MATERIAL PROVIDED -
# # # # #

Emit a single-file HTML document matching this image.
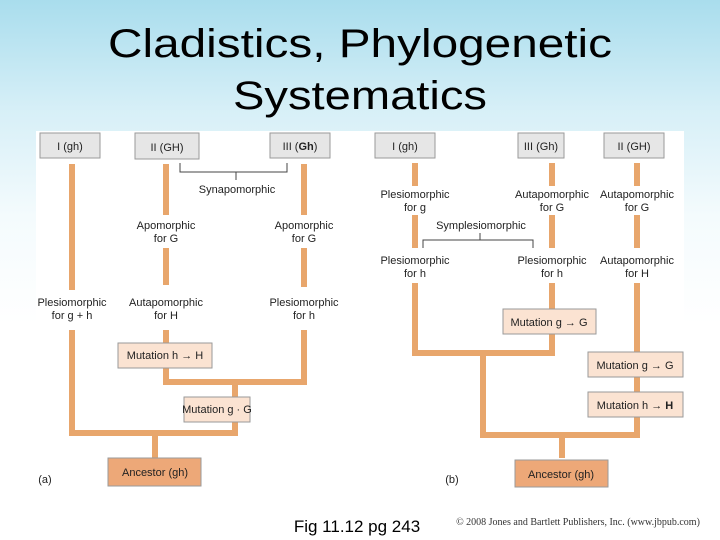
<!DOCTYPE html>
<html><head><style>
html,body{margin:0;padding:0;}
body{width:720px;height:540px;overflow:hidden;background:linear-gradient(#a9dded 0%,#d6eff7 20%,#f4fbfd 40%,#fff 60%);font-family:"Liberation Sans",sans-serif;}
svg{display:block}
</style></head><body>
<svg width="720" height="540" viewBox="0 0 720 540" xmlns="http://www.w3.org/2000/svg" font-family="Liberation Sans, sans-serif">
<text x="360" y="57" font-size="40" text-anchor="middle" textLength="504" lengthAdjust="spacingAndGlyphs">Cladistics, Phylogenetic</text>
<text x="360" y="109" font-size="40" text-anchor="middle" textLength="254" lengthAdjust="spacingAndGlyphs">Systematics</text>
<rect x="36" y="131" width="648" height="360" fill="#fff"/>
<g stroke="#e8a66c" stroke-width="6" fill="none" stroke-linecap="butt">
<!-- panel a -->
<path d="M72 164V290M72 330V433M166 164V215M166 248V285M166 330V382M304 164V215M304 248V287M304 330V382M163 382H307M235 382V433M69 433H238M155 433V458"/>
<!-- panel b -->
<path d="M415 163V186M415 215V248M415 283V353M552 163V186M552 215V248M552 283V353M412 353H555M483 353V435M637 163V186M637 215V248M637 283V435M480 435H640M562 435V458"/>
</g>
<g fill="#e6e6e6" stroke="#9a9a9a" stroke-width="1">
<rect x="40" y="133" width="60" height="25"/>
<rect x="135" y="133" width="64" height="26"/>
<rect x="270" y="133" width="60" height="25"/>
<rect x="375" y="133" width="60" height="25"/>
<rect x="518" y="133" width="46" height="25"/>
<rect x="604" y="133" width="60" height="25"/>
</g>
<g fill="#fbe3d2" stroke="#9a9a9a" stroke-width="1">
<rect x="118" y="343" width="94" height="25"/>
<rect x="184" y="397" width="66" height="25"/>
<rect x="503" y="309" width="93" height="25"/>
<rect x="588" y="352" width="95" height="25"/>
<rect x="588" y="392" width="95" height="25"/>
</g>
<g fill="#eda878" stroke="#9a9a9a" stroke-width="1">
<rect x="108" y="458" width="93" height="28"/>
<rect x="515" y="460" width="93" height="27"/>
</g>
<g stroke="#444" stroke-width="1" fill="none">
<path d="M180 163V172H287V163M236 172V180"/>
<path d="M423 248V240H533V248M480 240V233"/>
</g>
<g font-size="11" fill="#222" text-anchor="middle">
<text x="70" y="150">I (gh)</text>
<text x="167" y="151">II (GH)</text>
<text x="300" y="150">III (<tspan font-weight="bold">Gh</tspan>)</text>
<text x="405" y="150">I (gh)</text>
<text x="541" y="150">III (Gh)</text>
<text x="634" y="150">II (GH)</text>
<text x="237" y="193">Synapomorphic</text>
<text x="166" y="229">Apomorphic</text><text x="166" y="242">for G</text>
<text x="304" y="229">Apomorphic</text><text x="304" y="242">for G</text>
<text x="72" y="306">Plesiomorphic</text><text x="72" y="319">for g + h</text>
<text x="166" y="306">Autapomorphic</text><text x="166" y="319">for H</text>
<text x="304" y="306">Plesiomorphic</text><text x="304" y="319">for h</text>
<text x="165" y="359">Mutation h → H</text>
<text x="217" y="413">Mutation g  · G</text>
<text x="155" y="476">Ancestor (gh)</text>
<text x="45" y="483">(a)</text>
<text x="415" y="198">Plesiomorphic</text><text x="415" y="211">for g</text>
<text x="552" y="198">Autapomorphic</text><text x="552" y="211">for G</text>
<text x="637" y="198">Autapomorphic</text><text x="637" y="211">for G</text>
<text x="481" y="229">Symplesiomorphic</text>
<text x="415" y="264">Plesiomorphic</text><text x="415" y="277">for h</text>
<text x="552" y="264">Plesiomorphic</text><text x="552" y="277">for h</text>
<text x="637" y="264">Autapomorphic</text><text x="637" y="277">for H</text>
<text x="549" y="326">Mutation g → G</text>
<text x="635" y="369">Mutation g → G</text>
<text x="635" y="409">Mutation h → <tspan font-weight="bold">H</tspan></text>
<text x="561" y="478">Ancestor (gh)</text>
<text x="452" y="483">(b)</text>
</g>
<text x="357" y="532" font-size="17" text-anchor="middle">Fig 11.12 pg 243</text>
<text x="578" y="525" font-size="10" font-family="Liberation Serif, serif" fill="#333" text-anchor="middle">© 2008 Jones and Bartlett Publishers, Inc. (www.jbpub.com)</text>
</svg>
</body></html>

# # # # #

THE EXERCISE - Leaving out the pictures, repeat the data above exactly.

SOLUTION -
Emit a single-file HTML document matching this image.
<!DOCTYPE html>
<html><head><style>
html,body{margin:0;padding:0;}
body{width:720px;height:540px;overflow:hidden;background:linear-gradient(#a9dded 0%,#d6eff7 20%,#f4fbfd 40%,#fff 60%);font-family:"Liberation Sans",sans-serif;}
svg{display:block}
</style></head><body>
<svg width="720" height="540" viewBox="0 0 720 540" xmlns="http://www.w3.org/2000/svg" font-family="Liberation Sans, sans-serif">
<text x="360" y="57" font-size="40" text-anchor="middle" textLength="504" lengthAdjust="spacingAndGlyphs">Cladistics, Phylogenetic</text>
<text x="360" y="109" font-size="40" text-anchor="middle" textLength="254" lengthAdjust="spacingAndGlyphs">Systematics</text>
<rect x="36" y="131" width="648" height="360" fill="#fff"/>
<g stroke="#e8a66c" stroke-width="6" fill="none" stroke-linecap="butt">
<!-- panel a -->
<path d="M72 164V290M72 330V433M166 164V215M166 248V285M166 330V382M304 164V215M304 248V287M304 330V382M163 382H307M235 382V433M69 433H238M155 433V458"/>
<!-- panel b -->
<path d="M415 163V186M415 215V248M415 283V353M552 163V186M552 215V248M552 283V353M412 353H555M483 353V435M637 163V186M637 215V248M637 283V435M480 435H640M562 435V458"/>
</g>
<g fill="#e6e6e6" stroke="#9a9a9a" stroke-width="1">
<rect x="40" y="133" width="60" height="25"/>
<rect x="135" y="133" width="64" height="26"/>
<rect x="270" y="133" width="60" height="25"/>
<rect x="375" y="133" width="60" height="25"/>
<rect x="518" y="133" width="46" height="25"/>
<rect x="604" y="133" width="60" height="25"/>
</g>
<g fill="#fbe3d2" stroke="#9a9a9a" stroke-width="1">
<rect x="118" y="343" width="94" height="25"/>
<rect x="184" y="397" width="66" height="25"/>
<rect x="503" y="309" width="93" height="25"/>
<rect x="588" y="352" width="95" height="25"/>
<rect x="588" y="392" width="95" height="25"/>
</g>
<g fill="#eda878" stroke="#9a9a9a" stroke-width="1">
<rect x="108" y="458" width="93" height="28"/>
<rect x="515" y="460" width="93" height="27"/>
</g>
<g stroke="#444" stroke-width="1" fill="none">
<path d="M180 163V172H287V163M236 172V180"/>
<path d="M423 248V240H533V248M480 240V233"/>
</g>
<g font-size="11" fill="#222" text-anchor="middle">
<text x="70" y="150">I (gh)</text>
<text x="167" y="151">II (GH)</text>
<text x="300" y="150">III (<tspan font-weight="bold">Gh</tspan>)</text>
<text x="405" y="150">I (gh)</text>
<text x="541" y="150">III (Gh)</text>
<text x="634" y="150">II (GH)</text>
<text x="237" y="193">Synapomorphic</text>
<text x="166" y="229">Apomorphic</text><text x="166" y="242">for G</text>
<text x="304" y="229">Apomorphic</text><text x="304" y="242">for G</text>
<text x="72" y="306">Plesiomorphic</text><text x="72" y="319">for g + h</text>
<text x="166" y="306">Autapomorphic</text><text x="166" y="319">for H</text>
<text x="304" y="306">Plesiomorphic</text><text x="304" y="319">for h</text>
<text x="165" y="359">Mutation h → H</text>
<text x="217" y="413">Mutation g  · G</text>
<text x="155" y="476">Ancestor (gh)</text>
<text x="45" y="483">(a)</text>
<text x="415" y="198">Plesiomorphic</text><text x="415" y="211">for g</text>
<text x="552" y="198">Autapomorphic</text><text x="552" y="211">for G</text>
<text x="637" y="198">Autapomorphic</text><text x="637" y="211">for G</text>
<text x="481" y="229">Symplesiomorphic</text>
<text x="415" y="264">Plesiomorphic</text><text x="415" y="277">for h</text>
<text x="552" y="264">Plesiomorphic</text><text x="552" y="277">for h</text>
<text x="637" y="264">Autapomorphic</text><text x="637" y="277">for H</text>
<text x="549" y="326">Mutation g → G</text>
<text x="635" y="369">Mutation g → G</text>
<text x="635" y="409">Mutation h → <tspan font-weight="bold">H</tspan></text>
<text x="561" y="478">Ancestor (gh)</text>
<text x="452" y="483">(b)</text>
</g>
<text x="357" y="532" font-size="17" text-anchor="middle">Fig 11.12 pg 243</text>
<text x="578" y="525" font-size="10" font-family="Liberation Serif, serif" fill="#333" text-anchor="middle">© 2008 Jones and Bartlett Publishers, Inc. (www.jbpub.com)</text>
</svg>
</body></html>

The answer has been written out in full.